Il mondo si affida al “vecchio” carbone per affrontare la crisi energetica
21 Dicembre 2021 06:00
Nel 2021 è record nel consumo del carbone per la produzione di energia elettrica. La scorsa settimana l’Italia ha riacceso due centrali per affrontare la crisi mentre la Polonia beneficia di tariffe più basse proprio grazie a questa fonte di energia
La crisi energetica sta segnando l’Europa. Fino a ieri il tema principale era la transizione verso fonti di energia pulita, oggi la questione è riuscire ad assicurare la fornitura ad aziende e famiglie costi quel che costi. Anche puntando di nuovo sul vecchio carbone che, nonostante sia estremamente inquinante, ha un grande pregio: costa poco ed assicura una elevata quantità di energia.
Nel 2021 un aumento di quasi un decimo
L’Agenzia internazionale dell’energia ha stimato che nel 2021 la produzione di energia elettrica derivante da centrali a carbone aumenterà del 9% rispetto al 2020. Con questo salto, la produzione toccherà il record storico di 10.350 TeraWattora. Bisogna però stare attenti. Se da una parte è vero che la quantità di energia a carbone non è mai stata così elevata, il suo apporto al mix energetico complessivo è circa il 5% sotto i livelli del 2007. Questo perché la produzione di energia nel mondo è aumentata e questa salita del carbone risulta essere meno “eccessiva” in termini relativi. A spingere su questo fronte sono principalmente la Cina (con il suo +9%) e l’India (+12%), che per soddisfare il fabbisogno di energia della propria economia in forte crescita non riescono ancora ad appoggiarsi interamente alle fonti rinnovabili.

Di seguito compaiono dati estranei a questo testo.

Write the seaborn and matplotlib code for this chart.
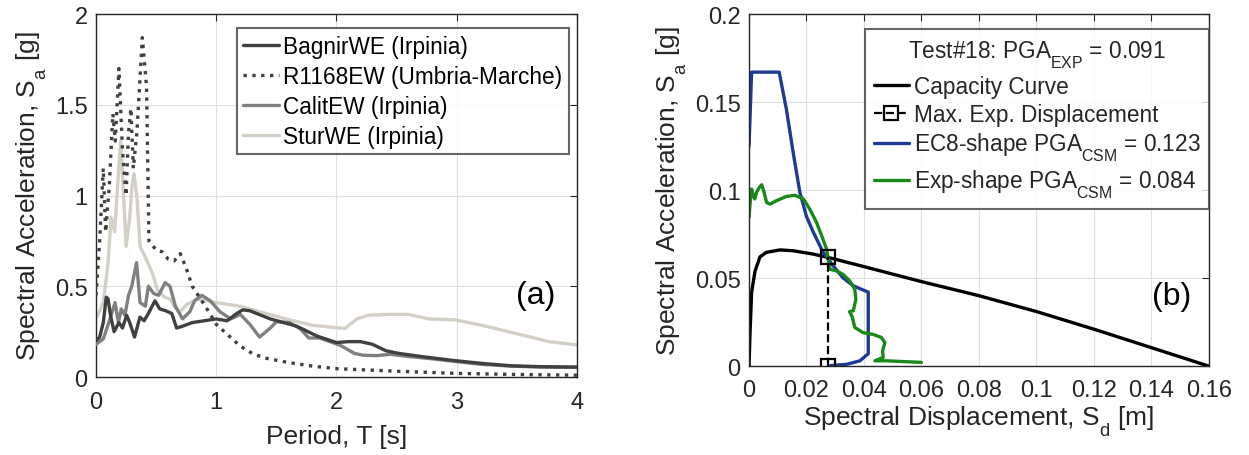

L’Italia ha riacceso due centrali a carbone
La scorsa settimana l’Italia ha riacceso due centrali a carbone, quella di La Spezia e quella di Monfalcone. La richiesta è giunta da Terna, la società che gestisce la rete elettrica nazionale e ne cura il corretto funzionamento. La motivazione è chiara: assicurare il funzionamento della rete incrementando l’offerta di energia elettrica da una fonte “affidabile” e indipendente dalle condizioni atmosferiche come il carbone. Una necessità in questa fase di grave crisi energetica, specialmente dopo lo stop a diverse centrali nucleari francesi, costrette allo stop per manutenzione.
Il carbone “protegge” la Polonia dalla crisi
Estremamente inquinante e con tecnologie oggi ritenute obsolete, le centrali a carbone si stanno rivelando una della vie di uscita dell’Europa dalla crisi energetica. Perlomeno per chi le ha ancora. Il caso emblematico è quello della Polonia che ancora al giorno d’oggi si affida alla combustione del carbone per soddisfare circa l’80% del fabbisogno complessivo di corrente elettrica del Paese. Uno dei vantaggi delle centrali a carbone è il basso costo di produzione dell’energia, inferiore a quello di tutte le altre fonti principali. La capacità produttiva polacca, inoltre, basta a soddisfare la cosiddetta “baseload” (ovvero il carico minimo di domanda di energia da parte di famiglie e imprese durante la giornata). Ciò significa che i produttori battono all’asta forniture di energia elettrica a prezzi decisamente inferiori (nella maggior parte dei casi) rispetto alla media degli altri Paesi europei che fanno invece largo affidamento sul gas naturale, oggi ai massimi storici.